Gretchen Whitmer: Aww. Wow, you got it all.

Andrew Cuomo: You win.

Gavin Newsom: You get the vaccine.

Seymour Foreman: Oh, wonderful. So, do I get it here or back stage?

Andrew Cuomo: Oh, no. You can’t get it here. You gotta make an appointment online.

Seymour Foreman: On what? Oh no! How do I do that?

Gavin Newsom: Do you have a computer?

Seymour Foreman: For Spider Solitaire.

Gretchen Whitmer: Well, is there a young person who could help you?

Seymour Foreman: Perhaps the mailman?

Andrew Cuomo: Now, does he have three straight days to click refresh?

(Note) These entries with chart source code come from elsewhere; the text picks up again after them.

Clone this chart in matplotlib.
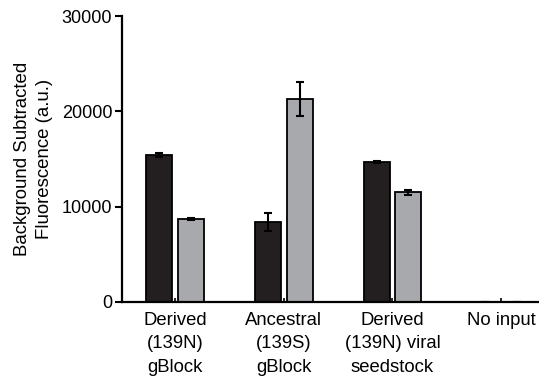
import numpy as np
import matplotlib.pyplot as plt

plt.rcParams['font.family'] = ['Liberation Sans', 'DejaVu Sans']

# Fluorescence per input, two bars per group
groups = ["Derived\n(139N)\ngBlock", "Ancestral\n(139S)\ngBlock",
          "Derived\n(139N) viral\nseedstock", "No input"]
dark_vals = [15400, 8400, 14700, 30]
dark_err = [180, 950, 120, 10]
grey_vals = [8700, 21300, 11500, 30]
grey_err = [120, 1800, 280, 10]

x = np.arange(len(groups))
w = 0.24
off = 0.145

fig = plt.figure(figsize=(5.39, 3.85), dpi=100)
ax = fig.add_axes([0.2263, 0.2156, 0.80, 0.7428])

ax.bar(x - off, dark_vals, w, color="#231f20", edgecolor="black", linewidth=1.3,
       yerr=dark_err, error_kw=dict(ecolor="black", elinewidth=1.5, capsize=3, capthick=1.5))
ax.bar(x + off, grey_vals, w, color="#a7a9ac", edgecolor="black", linewidth=1.3,
       yerr=grey_err, error_kw=dict(ecolor="black", elinewidth=1.5, capsize=3, capthick=1.5))

ax.set_xlim(-0.49, 3.48)
ax.set_ylim(0, 30000)
ax.set_yticks([0, 10000, 20000, 30000])
ax.set_xticks(x)
ax.set_xticklabels(groups, fontsize=13.3, linespacing=1.5)
ax.tick_params(axis="x", direction="in", length=3, width=1.2, pad=7)
ax.tick_params(axis="y", direction="out", length=5, width=1.5, labelsize=13, pad=2)

for s in ["top", "right"]:
    ax.spines[s].set_visible(False)
for s in ["left", "bottom"]:
    ax.spines[s].set_linewidth(1.6)

ax.set_ylabel("Background Subtracted\nFluorescence (a.u.)", fontsize=13.4,
              linespacing=1.45, labelpad=6)

fig.savefig("out.png", dpi=100)
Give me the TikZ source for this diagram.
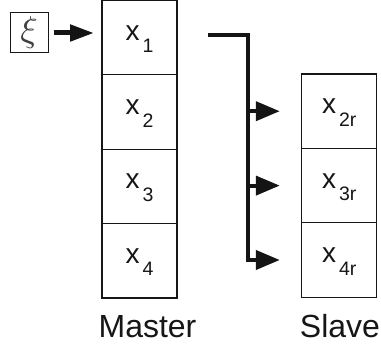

Seymour Foreman: I don’t think he does. He seems busy.

Gretchen Whitmer: Ah! So close. Better luck next time.

Andrew Cuomo: But if you do feel sick, make sure you leave the nursing home and get to the hospital. Wink!

Seymour Foreman: Oh no!

Dr. Anthony Fauci: Alright. That’s all the time we have. I’m just getting word, power went out at the CVS nearby. The vaccines are all going to expire. So, it’s first come first stab.

All: And live from New York, it’s Saturday night.